[Stored items from a collection]
════════

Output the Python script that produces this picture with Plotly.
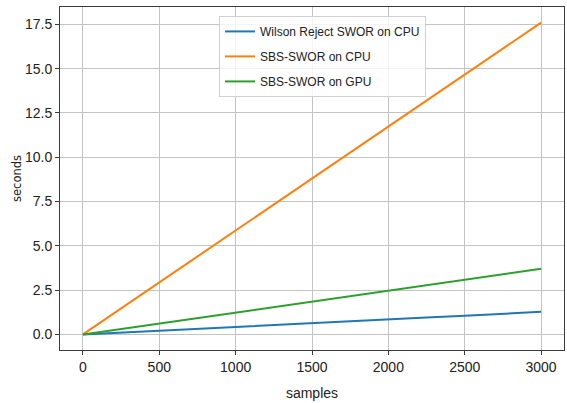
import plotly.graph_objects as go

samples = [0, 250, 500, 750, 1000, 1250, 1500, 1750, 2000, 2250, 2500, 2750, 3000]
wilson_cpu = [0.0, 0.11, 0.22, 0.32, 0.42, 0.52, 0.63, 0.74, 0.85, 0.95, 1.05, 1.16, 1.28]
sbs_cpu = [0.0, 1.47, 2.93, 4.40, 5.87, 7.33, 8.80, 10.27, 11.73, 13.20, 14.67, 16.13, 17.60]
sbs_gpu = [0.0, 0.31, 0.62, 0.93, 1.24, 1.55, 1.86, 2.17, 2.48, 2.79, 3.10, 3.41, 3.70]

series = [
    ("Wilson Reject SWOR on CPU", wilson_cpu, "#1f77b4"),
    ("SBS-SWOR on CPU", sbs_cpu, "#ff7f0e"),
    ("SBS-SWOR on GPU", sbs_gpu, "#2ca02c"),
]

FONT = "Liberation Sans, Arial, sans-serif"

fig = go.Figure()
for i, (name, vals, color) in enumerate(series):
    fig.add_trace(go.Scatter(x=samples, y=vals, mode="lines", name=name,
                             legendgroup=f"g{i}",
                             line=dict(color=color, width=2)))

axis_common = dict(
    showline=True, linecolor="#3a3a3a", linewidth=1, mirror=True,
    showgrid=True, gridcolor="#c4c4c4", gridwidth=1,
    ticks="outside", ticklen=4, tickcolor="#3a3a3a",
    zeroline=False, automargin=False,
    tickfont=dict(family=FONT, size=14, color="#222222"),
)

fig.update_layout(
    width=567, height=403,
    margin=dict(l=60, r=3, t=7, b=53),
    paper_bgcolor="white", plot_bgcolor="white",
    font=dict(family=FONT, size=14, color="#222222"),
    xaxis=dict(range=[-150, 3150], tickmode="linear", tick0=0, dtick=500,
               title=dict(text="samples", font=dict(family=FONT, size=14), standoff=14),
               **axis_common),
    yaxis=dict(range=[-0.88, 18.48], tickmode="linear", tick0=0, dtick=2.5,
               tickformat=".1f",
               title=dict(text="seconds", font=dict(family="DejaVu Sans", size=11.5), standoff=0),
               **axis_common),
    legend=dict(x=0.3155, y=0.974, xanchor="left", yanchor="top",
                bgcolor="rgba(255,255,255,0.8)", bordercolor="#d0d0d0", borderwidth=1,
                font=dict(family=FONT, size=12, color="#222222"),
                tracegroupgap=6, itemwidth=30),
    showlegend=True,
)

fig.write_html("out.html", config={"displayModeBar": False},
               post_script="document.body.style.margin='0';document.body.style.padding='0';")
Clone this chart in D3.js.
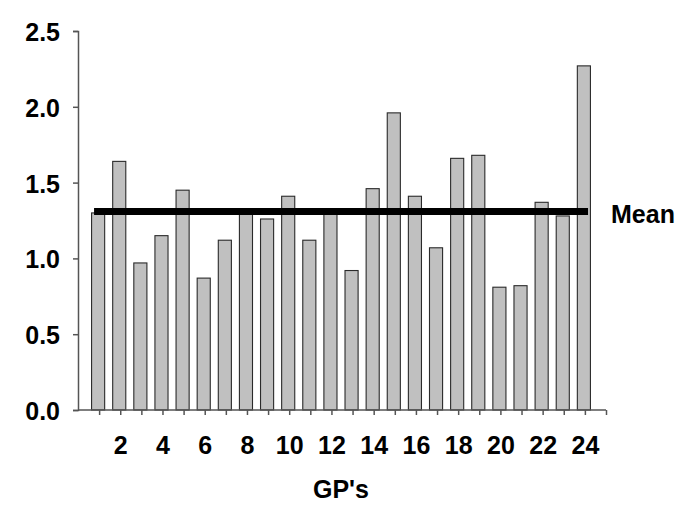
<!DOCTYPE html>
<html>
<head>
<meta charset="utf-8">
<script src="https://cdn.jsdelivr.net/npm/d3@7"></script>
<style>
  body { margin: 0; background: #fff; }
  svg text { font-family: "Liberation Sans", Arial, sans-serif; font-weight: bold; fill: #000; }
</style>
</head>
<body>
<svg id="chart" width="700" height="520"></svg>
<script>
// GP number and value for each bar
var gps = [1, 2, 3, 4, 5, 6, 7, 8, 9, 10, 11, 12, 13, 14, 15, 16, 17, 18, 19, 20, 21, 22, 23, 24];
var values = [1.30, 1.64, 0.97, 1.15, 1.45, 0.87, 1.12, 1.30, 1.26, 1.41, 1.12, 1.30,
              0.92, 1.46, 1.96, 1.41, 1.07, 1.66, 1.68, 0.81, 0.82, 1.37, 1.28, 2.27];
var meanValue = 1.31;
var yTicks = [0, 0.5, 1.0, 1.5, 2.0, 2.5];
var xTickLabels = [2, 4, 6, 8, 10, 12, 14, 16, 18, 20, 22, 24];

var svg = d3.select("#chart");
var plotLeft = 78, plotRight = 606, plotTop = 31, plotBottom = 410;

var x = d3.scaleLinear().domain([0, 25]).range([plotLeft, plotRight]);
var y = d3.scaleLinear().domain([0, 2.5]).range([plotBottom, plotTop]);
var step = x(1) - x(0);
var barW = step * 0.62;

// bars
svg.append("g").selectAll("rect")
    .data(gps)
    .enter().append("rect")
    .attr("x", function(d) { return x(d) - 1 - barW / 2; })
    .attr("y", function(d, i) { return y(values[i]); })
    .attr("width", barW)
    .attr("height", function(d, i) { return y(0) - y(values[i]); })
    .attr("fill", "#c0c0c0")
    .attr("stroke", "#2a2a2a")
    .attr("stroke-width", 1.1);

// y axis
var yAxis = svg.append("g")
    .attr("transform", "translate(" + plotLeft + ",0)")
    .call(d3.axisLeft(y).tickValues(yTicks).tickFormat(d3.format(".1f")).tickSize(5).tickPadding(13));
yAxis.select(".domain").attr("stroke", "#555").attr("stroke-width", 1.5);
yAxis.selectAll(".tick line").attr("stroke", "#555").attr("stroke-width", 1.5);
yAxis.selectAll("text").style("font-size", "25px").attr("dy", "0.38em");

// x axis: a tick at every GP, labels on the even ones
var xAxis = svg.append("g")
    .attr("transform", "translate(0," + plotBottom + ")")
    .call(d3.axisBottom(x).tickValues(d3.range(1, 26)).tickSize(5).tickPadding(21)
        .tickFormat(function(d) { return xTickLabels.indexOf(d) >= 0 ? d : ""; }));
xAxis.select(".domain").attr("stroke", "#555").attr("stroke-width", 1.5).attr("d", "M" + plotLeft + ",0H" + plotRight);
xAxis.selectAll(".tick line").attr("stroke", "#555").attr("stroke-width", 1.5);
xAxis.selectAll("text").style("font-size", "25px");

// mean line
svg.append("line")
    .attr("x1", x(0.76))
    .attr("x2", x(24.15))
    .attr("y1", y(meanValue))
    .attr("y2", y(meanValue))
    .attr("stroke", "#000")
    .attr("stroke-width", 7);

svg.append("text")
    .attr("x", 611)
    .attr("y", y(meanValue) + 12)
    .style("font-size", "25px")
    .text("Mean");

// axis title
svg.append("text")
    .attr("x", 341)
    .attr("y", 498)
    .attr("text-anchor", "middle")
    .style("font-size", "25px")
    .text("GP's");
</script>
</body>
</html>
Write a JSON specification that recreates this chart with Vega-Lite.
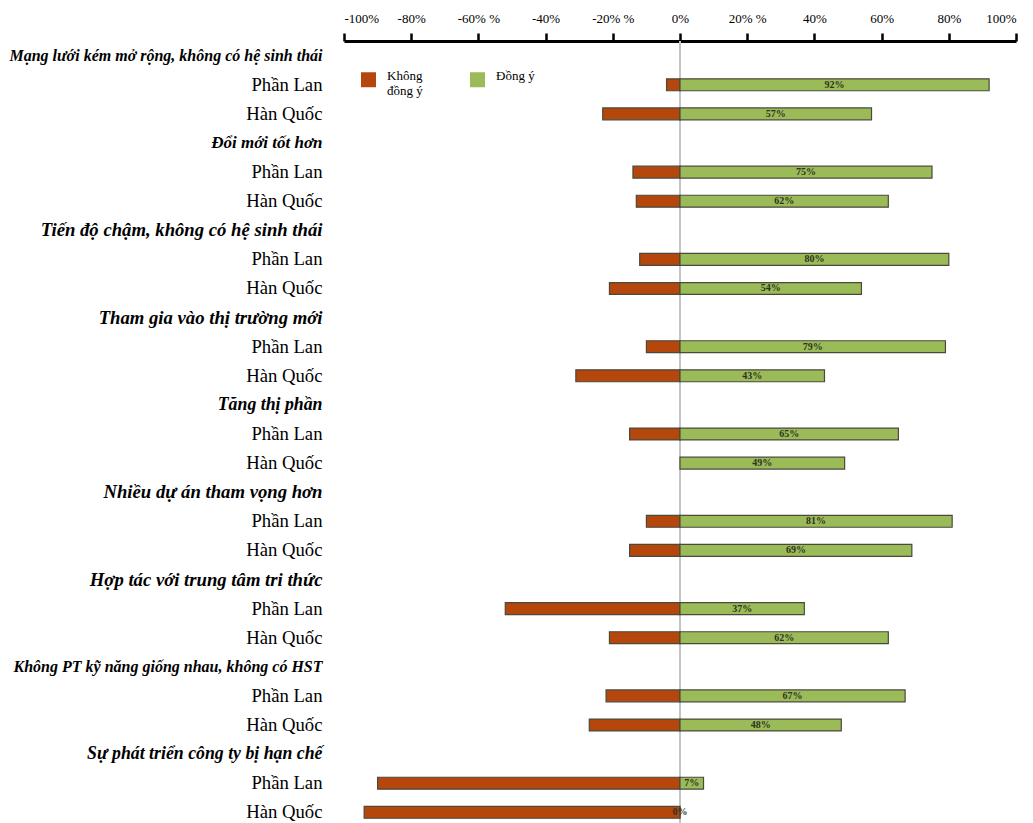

════════

WHAT TO WORK ON — Filter the listing above for the string "with" and copy every matching line.

COMPLETE RESPONSE —
Output the Python script that produces this picture with Plotly.
Write a JSON specification that recreates this chart with Vega-Lite.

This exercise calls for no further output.